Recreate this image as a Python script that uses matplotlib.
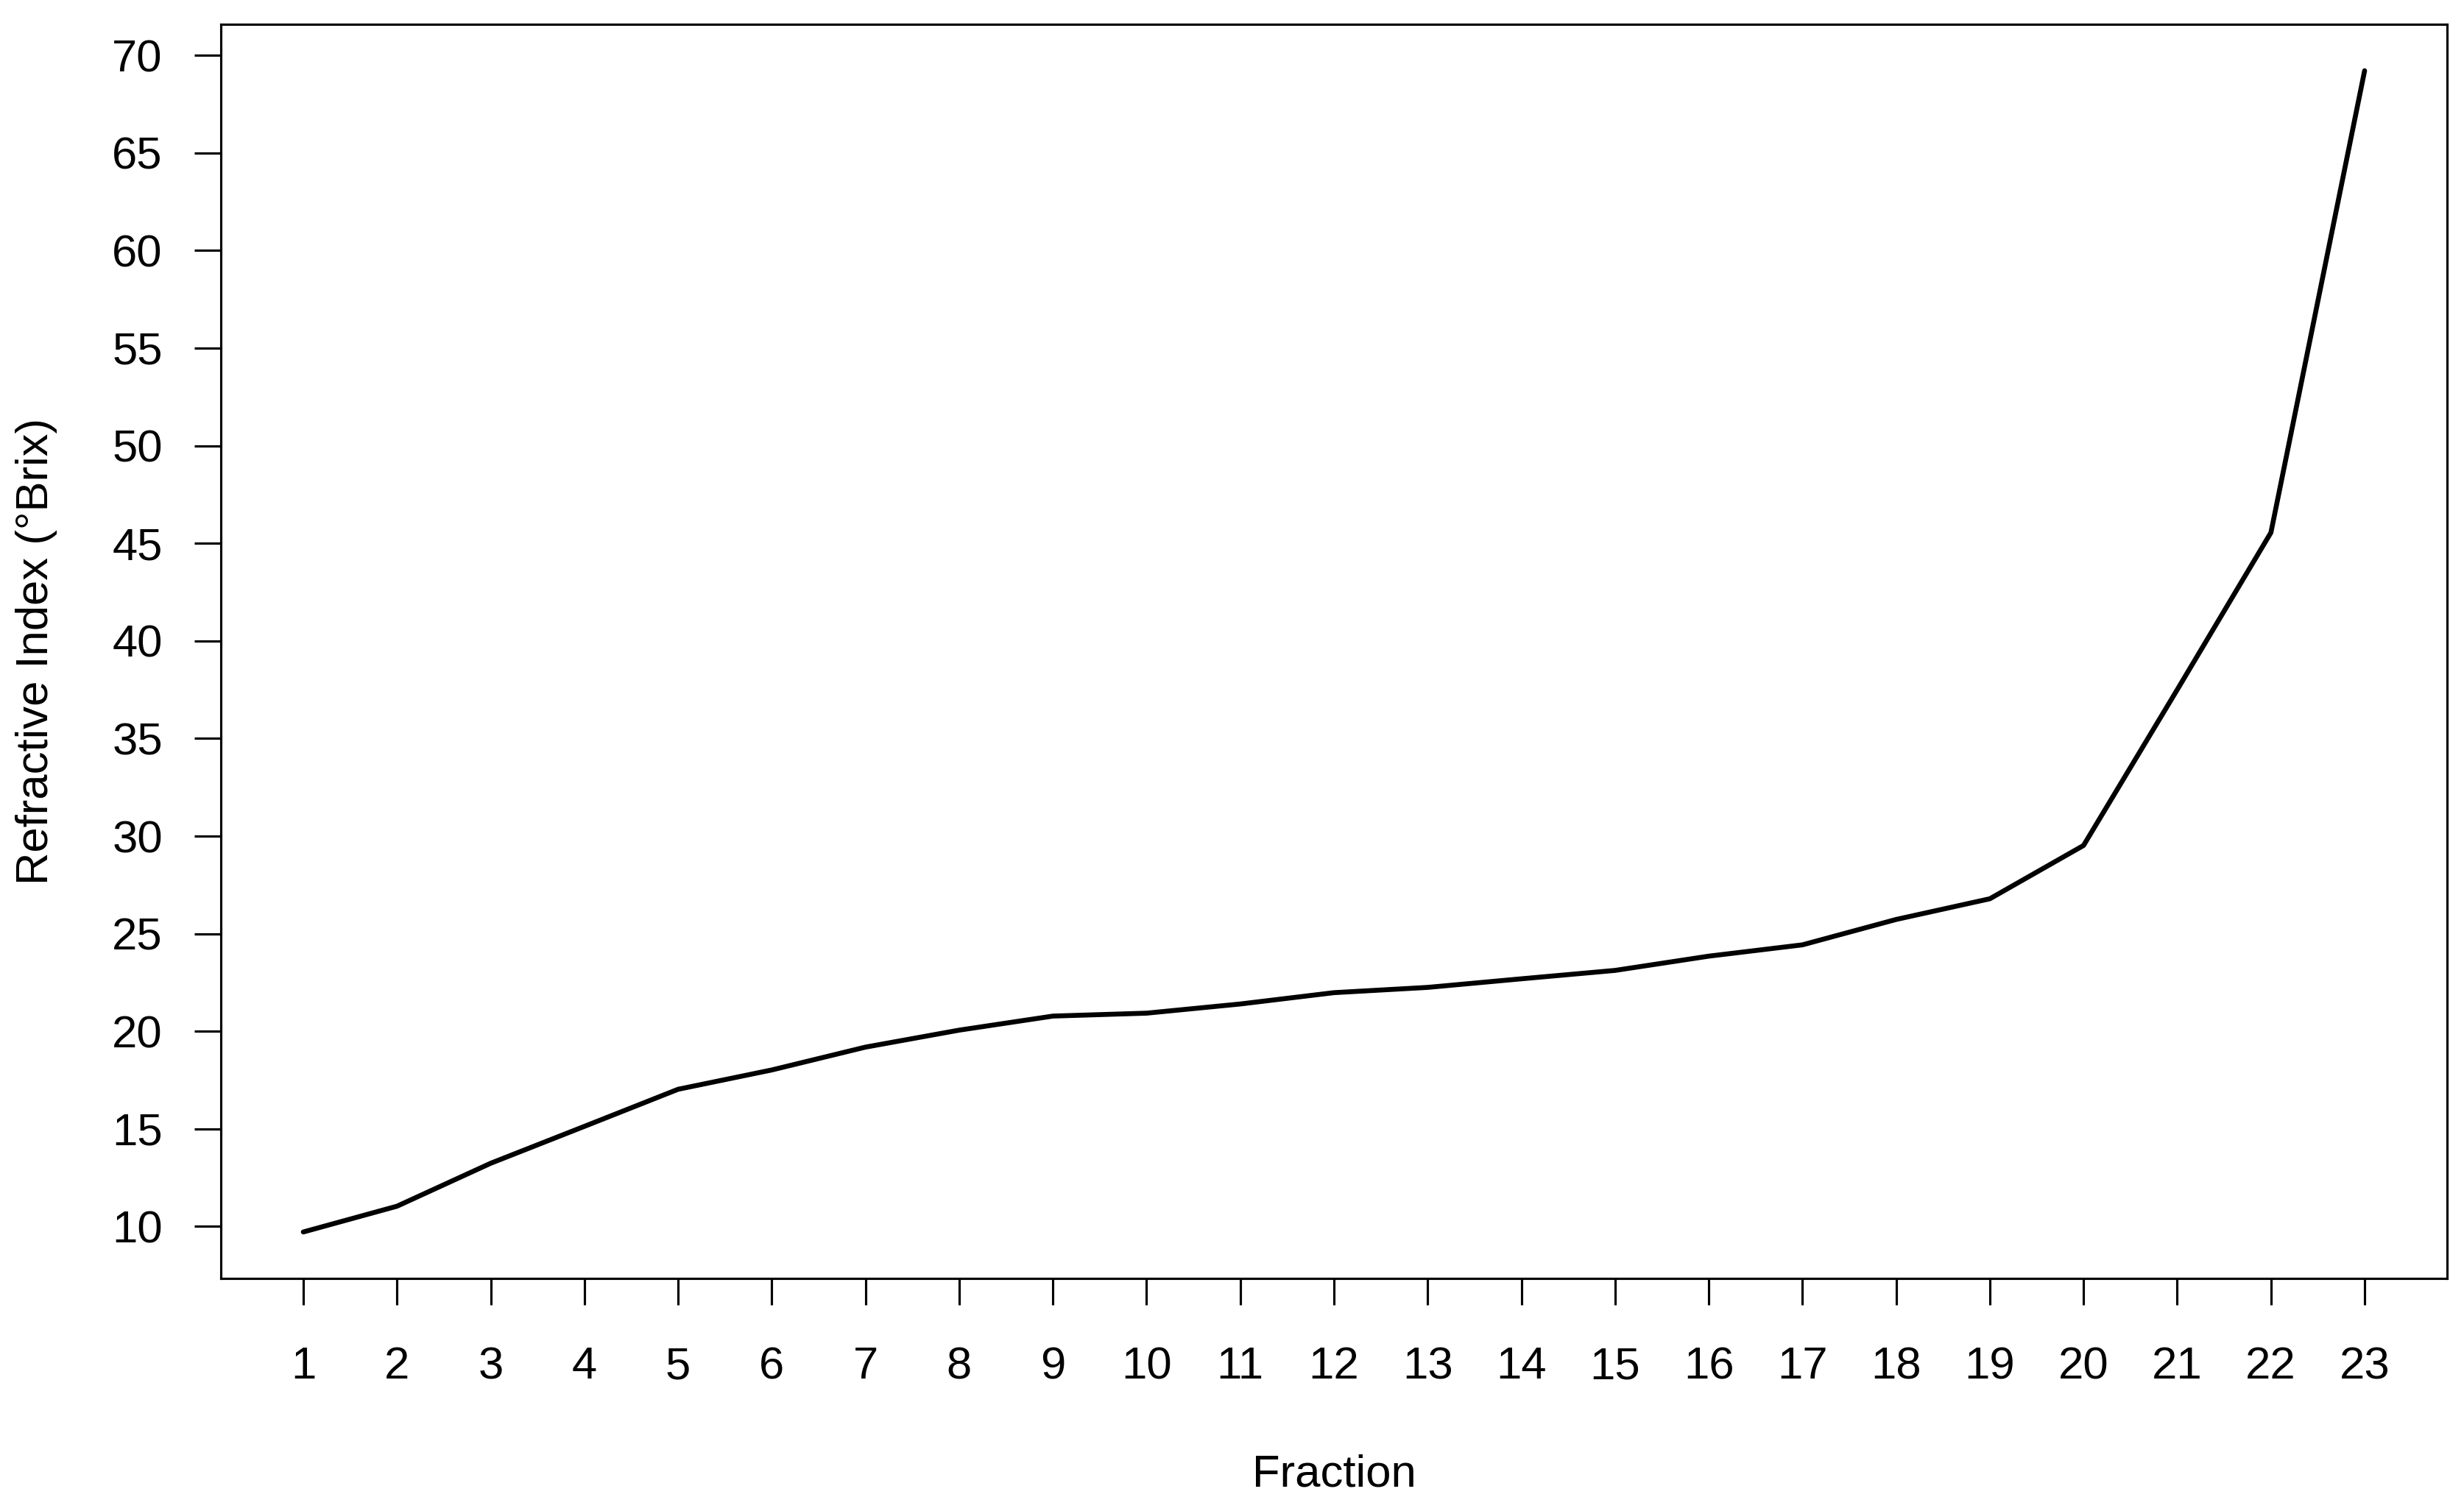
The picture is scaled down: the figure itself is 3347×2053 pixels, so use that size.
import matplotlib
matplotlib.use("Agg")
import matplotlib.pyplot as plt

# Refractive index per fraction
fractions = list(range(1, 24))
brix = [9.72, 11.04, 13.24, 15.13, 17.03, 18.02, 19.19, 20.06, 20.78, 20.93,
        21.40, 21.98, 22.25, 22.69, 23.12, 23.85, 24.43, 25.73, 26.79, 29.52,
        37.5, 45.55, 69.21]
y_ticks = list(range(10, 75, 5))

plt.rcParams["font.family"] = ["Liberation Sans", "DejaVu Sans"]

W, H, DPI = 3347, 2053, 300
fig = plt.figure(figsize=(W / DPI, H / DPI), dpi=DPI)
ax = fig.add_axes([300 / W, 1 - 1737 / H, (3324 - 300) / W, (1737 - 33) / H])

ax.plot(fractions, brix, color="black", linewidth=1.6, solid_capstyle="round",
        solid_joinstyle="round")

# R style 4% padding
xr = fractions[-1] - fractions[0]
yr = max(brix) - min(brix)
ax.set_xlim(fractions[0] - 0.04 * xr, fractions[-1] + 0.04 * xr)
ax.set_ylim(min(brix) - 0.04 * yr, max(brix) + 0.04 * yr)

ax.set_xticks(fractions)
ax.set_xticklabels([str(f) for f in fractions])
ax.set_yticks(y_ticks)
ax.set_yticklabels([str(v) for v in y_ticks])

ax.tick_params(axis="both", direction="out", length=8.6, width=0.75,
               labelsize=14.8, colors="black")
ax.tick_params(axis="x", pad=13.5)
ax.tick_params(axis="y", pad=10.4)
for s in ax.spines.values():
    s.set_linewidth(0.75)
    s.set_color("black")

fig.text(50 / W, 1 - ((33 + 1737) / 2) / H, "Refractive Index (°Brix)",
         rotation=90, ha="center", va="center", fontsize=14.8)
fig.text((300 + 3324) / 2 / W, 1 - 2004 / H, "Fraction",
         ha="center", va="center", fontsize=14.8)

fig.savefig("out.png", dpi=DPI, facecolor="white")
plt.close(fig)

________________________

* [CHALLENGE]
Repeat the data exactly, dropping every picture it holds.

* [WRITTEN ANSWER]
Recreate this image as a Python script that uses matplotlib.
The picture is scaled down: the figure itself is 3347×2053 pixels, so use that size.
import matplotlib
matplotlib.use("Agg")
import matplotlib.pyplot as plt

# Refractive index per fraction
fractions = list(range(1, 24))
brix = [9.72, 11.04, 13.24, 15.13, 17.03, 18.02, 19.19, 20.06, 20.78, 20.93,
        21.40, 21.98, 22.25, 22.69, 23.12, 23.85, 24.43, 25.73, 26.79, 29.52,
        37.5, 45.55, 69.21]
y_ticks = list(range(10, 75, 5))

plt.rcParams["font.family"] = ["Liberation Sans", "DejaVu Sans"]

W, H, DPI = 3347, 2053, 300
fig = plt.figure(figsize=(W / DPI, H / DPI), dpi=DPI)
ax = fig.add_axes([300 / W, 1 - 1737 / H, (3324 - 300) / W, (1737 - 33) / H])

ax.plot(fractions, brix, color="black", linewidth=1.6, solid_capstyle="round",
        solid_joinstyle="round")

# R style 4% padding
xr = fractions[-1] - fractions[0]
yr = max(brix) - min(brix)
ax.set_xlim(fractions[0] - 0.04 * xr, fractions[-1] + 0.04 * xr)
ax.set_ylim(min(brix) - 0.04 * yr, max(brix) + 0.04 * yr)

ax.set_xticks(fractions)
ax.set_xticklabels([str(f) for f in fractions])
ax.set_yticks(y_ticks)
ax.set_yticklabels([str(v) for v in y_ticks])

ax.tick_params(axis="both", direction="out", length=8.6, width=0.75,
               labelsize=14.8, colors="black")
ax.tick_params(axis="x", pad=13.5)
ax.tick_params(axis="y", pad=10.4)
for s in ax.spines.values():
    s.set_linewidth(0.75)
    s.set_color("black")

fig.text(50 / W, 1 - ((33 + 1737) / 2) / H, "Refractive Index (°Brix)",
         rotation=90, ha="center", va="center", fontsize=14.8)
fig.text((300 + 3324) / 2 / W, 1 - 2004 / H, "Fraction",
         ha="center", va="center", fontsize=14.8)

fig.savefig("out.png", dpi=DPI, facecolor="white")
plt.close(fig)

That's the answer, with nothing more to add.